Atmospheric Gasses

Composition of the Atmosphere

The atmosphere is 79 percent nitrogen, 20 percent oxygen, and 1 percent other gases.Nitrogen and oxygen together make up 99 percent of the planet’s atmosphere. The rest of the gases are minor components but sometimes are very important. Humidity is the amount of water vapor in the air. Humidity varies from place to place and season to season. This fact is obvious if you compare a summer day in Atlanta, Georgia, where humidity is high, with a winter day in Phoenix, Arizona, where humidity is low. When the air is very humid, it feels heavy or sticky. Dry air usually feels more comfortable.Where around the globe is mean atmospheric water vapor higher and where is it lower and why? Higher humidity is found around the equatorial regions because air temperatures are higher and warm air can hold more moisture than cooler air. Of course, humidity is lower near the polar regions because air temperature is lower.Some of what is in the atmosphere is not gas. Particles of dust, soil, fecal matter, metals, salt, smoke, ash, and other solids make up a small percentage of the atmosphere. Particles provide starting points (or nuclei) for water vapor to condense on and form raindrops. Some particles are pollutants, which are discussed in the Human Actions and the Atmosphere chapter.

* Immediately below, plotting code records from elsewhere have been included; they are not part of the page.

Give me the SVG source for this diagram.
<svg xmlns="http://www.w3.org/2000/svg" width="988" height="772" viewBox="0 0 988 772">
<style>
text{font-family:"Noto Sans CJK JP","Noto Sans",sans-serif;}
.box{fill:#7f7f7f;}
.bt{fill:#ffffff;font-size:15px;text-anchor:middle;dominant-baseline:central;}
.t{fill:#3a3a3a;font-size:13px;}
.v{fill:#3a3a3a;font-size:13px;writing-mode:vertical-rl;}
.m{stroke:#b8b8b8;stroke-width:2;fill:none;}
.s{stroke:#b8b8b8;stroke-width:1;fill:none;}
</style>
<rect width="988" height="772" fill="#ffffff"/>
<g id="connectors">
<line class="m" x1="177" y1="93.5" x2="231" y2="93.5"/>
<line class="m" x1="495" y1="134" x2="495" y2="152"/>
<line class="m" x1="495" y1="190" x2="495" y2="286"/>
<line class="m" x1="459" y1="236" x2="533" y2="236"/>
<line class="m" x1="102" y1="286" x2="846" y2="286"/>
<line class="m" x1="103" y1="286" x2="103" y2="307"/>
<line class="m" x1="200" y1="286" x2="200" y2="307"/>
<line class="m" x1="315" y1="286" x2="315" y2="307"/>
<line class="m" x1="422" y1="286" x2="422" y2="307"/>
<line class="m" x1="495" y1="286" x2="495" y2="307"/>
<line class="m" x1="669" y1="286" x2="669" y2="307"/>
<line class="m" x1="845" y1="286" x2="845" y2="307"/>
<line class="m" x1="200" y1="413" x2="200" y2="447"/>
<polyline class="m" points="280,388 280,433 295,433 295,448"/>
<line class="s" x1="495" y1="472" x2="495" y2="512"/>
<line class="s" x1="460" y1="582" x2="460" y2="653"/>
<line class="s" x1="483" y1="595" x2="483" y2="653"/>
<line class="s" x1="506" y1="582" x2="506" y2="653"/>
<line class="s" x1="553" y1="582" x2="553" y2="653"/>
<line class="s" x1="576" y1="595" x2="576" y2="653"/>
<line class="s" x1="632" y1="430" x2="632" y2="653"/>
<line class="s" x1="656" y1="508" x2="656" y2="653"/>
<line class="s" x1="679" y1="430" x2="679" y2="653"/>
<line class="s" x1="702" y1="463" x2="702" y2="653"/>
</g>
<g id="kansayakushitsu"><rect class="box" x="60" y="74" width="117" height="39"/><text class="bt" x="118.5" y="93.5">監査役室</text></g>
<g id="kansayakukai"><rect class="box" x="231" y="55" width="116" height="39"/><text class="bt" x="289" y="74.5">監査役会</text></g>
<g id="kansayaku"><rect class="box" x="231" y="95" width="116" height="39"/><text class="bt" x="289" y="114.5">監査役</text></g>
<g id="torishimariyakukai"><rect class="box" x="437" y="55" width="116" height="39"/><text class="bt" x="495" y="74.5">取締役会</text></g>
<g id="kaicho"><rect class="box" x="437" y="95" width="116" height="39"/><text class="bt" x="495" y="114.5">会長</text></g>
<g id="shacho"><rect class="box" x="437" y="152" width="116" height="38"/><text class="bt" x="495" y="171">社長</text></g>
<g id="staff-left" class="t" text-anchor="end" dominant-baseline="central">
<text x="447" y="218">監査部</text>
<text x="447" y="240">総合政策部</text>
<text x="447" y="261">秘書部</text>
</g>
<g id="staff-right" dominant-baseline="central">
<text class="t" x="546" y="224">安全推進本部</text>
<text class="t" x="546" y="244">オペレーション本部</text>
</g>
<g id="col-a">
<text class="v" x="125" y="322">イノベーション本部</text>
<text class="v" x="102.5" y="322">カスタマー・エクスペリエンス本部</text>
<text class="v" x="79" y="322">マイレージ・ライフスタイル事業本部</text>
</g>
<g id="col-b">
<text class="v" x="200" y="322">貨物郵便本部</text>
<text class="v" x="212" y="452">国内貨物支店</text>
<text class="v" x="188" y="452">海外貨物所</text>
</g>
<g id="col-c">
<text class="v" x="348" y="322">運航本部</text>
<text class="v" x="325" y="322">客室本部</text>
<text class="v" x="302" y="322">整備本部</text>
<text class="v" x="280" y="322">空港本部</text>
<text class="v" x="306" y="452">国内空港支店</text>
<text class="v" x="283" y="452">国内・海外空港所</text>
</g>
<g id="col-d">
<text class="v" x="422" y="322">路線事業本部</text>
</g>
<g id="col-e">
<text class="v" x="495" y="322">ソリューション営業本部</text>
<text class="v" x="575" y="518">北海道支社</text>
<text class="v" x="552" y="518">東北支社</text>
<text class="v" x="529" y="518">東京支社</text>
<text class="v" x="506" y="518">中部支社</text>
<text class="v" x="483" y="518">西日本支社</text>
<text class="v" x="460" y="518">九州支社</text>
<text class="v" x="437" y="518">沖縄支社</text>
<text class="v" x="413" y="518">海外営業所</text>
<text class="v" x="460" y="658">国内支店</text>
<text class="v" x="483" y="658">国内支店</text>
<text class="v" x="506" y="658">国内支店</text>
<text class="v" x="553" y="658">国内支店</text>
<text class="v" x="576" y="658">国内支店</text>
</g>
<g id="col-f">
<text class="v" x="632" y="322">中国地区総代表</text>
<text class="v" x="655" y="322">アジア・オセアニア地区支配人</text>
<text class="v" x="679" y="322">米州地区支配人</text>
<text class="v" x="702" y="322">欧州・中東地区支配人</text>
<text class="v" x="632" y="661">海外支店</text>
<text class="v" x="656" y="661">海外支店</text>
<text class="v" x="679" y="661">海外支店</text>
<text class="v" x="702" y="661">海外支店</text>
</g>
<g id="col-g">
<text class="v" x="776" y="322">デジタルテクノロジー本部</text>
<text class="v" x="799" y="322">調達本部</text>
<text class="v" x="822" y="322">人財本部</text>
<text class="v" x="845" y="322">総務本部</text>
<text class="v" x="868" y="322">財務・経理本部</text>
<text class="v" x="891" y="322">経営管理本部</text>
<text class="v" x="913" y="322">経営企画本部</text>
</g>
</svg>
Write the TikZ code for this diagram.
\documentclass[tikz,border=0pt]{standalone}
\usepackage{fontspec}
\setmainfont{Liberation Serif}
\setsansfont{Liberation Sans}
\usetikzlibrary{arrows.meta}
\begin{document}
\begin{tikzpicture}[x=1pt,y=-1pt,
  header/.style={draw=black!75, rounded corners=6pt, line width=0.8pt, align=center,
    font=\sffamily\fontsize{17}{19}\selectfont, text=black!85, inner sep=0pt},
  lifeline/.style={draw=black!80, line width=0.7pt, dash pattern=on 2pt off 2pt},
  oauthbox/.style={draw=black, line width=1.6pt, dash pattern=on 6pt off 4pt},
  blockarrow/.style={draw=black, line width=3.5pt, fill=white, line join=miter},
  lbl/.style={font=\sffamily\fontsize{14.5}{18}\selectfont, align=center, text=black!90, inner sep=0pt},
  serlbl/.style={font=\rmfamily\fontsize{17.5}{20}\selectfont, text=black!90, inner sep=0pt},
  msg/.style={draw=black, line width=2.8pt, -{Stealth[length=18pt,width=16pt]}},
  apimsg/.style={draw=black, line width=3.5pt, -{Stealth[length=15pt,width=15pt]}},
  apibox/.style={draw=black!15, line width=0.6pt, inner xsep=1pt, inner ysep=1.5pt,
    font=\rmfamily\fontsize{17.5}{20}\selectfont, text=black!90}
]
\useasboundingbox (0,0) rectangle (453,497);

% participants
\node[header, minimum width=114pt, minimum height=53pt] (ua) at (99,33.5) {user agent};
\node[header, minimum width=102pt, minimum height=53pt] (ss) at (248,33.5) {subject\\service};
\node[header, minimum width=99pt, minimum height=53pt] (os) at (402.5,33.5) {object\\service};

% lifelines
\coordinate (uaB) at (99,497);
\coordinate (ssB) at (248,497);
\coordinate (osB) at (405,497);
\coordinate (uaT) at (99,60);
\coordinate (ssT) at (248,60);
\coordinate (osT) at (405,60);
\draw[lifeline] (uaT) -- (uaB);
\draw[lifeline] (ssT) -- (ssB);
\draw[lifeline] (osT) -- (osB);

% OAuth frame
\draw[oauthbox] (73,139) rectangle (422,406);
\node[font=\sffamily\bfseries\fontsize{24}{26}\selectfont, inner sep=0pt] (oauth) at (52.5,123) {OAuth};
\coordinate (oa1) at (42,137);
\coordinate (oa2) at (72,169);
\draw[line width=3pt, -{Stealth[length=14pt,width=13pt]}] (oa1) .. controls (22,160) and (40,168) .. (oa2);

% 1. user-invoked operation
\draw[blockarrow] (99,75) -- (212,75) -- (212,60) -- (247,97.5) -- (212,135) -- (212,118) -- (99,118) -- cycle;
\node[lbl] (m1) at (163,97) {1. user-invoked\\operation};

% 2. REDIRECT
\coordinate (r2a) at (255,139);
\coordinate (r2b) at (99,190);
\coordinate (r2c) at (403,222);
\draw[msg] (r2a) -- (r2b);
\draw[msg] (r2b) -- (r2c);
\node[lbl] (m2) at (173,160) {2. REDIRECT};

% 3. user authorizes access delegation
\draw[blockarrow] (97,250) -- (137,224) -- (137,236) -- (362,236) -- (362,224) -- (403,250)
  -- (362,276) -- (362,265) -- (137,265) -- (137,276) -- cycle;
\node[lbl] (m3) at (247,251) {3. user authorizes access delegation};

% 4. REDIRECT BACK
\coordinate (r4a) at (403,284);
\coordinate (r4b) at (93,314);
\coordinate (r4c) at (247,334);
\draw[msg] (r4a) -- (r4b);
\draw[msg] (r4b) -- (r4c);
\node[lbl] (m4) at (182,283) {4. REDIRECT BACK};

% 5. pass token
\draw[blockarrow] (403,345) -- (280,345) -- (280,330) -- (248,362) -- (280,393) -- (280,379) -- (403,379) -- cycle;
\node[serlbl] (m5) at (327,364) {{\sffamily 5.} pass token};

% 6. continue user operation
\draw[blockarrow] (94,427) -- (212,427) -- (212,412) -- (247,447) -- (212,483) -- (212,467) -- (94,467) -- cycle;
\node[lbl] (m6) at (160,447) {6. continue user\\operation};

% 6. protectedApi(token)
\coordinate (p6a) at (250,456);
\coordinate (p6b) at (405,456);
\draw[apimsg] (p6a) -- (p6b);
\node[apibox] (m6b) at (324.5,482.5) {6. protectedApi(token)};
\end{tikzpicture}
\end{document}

Atmospheric Pressure and Density

Graph of atmospheric pressure (in kPa) vs. altitude above sea level (in meters). Based on an equation from the CRC manual, a temperature of 15 deg. C and a relative humidity of 0%.The atmosphere has different properties at different elevations above sea level, or altitudes. The air density (the number of molecules in a given volume) decreases with increasing altitude. This is why people who climb tall mountains, such as Mt. Everest, have to set up camp at different elevations to let their bodies get used to the decreased air.Why does air density decrease with altitude? Gravity pulls the gas molecules towards Earth’s center. The pull of gravity is stronger closer to the center at sea level. Air is denser at sea level where the gravitational pull is greater.

Gases at sea level are also compressed by the weight of the atmosphere above them. The force of the air weighing down over a unit of area is known as its atmospheric pressure. The reason why we are not crushed by this weight is because the molecules inside our bodies are pushing outward to compensate. Atmospheric pressure is felt from all directions, not just from above.

At higher altitudes the atmospheric pressure is lower and the air is less dense than at higher altitudes. If your ears have ever “popped,” you have experienced a change in air pressure. Gas molecules are found inside and outside your ears. When you change altitude quickly, like when an airplane is descending, your inner ear keeps the density of molecules at the original altitude. Eventually the air molecules inside your ear suddenly move through a small tube in your ear to equalize the pressure. This sudden rush of air is felt as a popping sensation.

Although the density of the atmosphere changes with altitude, the composition stays the same with altitude, with one exception. In the ozone layer, at about 20 km to 40 km above the surface, there is a greater concentration of ozone molecules than in other portions of the atmosphere.